Scenario A: Your crypto investments have a terrible year (-50%)

  • Traditional assets: $80,000 × 1.07 = $85,600
  • Crypto assets: $20,000 × 0.50 = $10,000
  • Total portfolio value: $95,600 (a 4.4% overall loss)

Scenario B: Your crypto investments have an average year (+40%)

  • Traditional assets: $80,000 × 1.07 = $85,600
  • Crypto assets: $20,000 × 1.40 = $28,000
  • Total portfolio value: $113,600 (a 13.6% overall gain)

Scenario C: Your crypto investments have a great year (+200%)

  • Traditional assets: $80,000 × 1.07 = $85,600
  • Crypto assets: $20,000 × 3.00 = $60,000
  • Total portfolio value: $145,600 (a 45.6% overall gain)

This comparison reveals something crucial: with no crypto allocation, your returns are steady but capped. With a 20% crypto allocation, even after a terrible crypto year (Scenario A), you're only down 4.4% overall—a manageable downside. But in average or good years for crypto, your overall returns far exceed what's possible with traditional investments alone.

The key, of course, is maintaining this allocation through market cycles—precisely where professional management proves most valuable.

The Volatility Paradox and How to Use It

Instead of seeing crypto volatility as something to fear, what if we viewed it through a different lens?

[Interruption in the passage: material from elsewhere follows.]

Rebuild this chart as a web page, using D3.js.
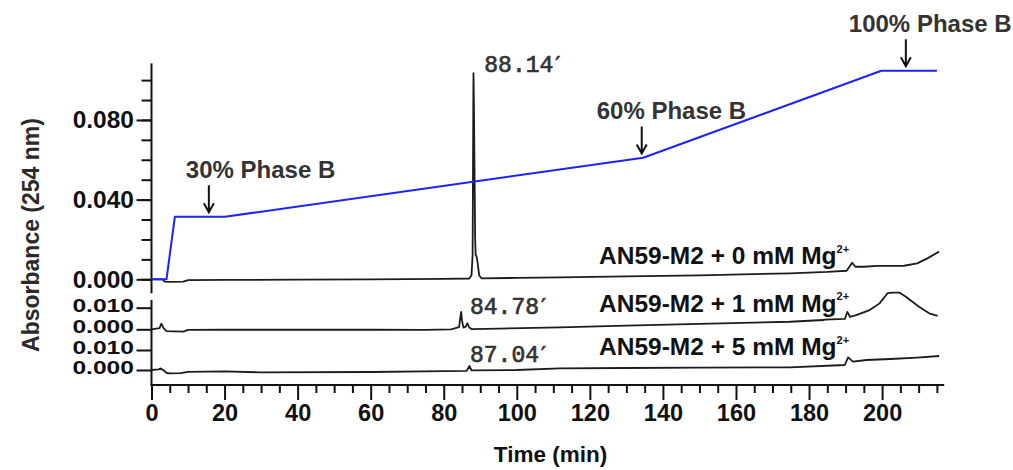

The Volatility Paradox suggests that the potential for extraordinary returns cannot exist without the potential for extreme drawdowns. They are two sides of the same coin.

Professional crypto managers leverage this paradox by:

  1. Maintaining dry powder: Keeping cash reserves to deploy during severe market downturns.
  2. Strategic rebalancing: Systematically taking profits during euphoric periods and adding during crashes.
  3. Focus on fundamentals: Evaluating network growth, developer activity, and adoption metrics rather than price action.
  4. Longer time horizons: Thinking in 5-10 year cycles rather than monthly or quarterly results.

These approaches are difficult for individual investors to implement consistently but can be systematized through professional management.

The Path Forward for Long-Term Investors

The next time crypto experiences one of its characteristic crashes, remember this: That volatility is precisely what creates the opportunity for extraordinary returns in a properly diversified portfolio.

By maintaining a prudent allocation to crypto through professional management, you can potentially:

  1. Increase your portfolio's expected long-term returns
  2. Access an uncorrelated asset class that may reduce overall portfolio risk
  3. Gain exposure to potentially transformative technology
  4. Avoid the emotional and technical challenges of direct cryptocurrency investment

In the world of truly revolutionary investments, the path to enhanced returns runs directly through periods of maximum discomfort. Professional management doesn't eliminate this reality—but it does provide a structured approach to navigating it successfully.

And in the world of long-term wealth creation, that might be the most valuable insight of all.


Disclaimer: The information provided in this blog is for informational and educational purposes only and should not be considered financial, investment, or legal advice. Do your own research and consult a professional—your money, your responsibility.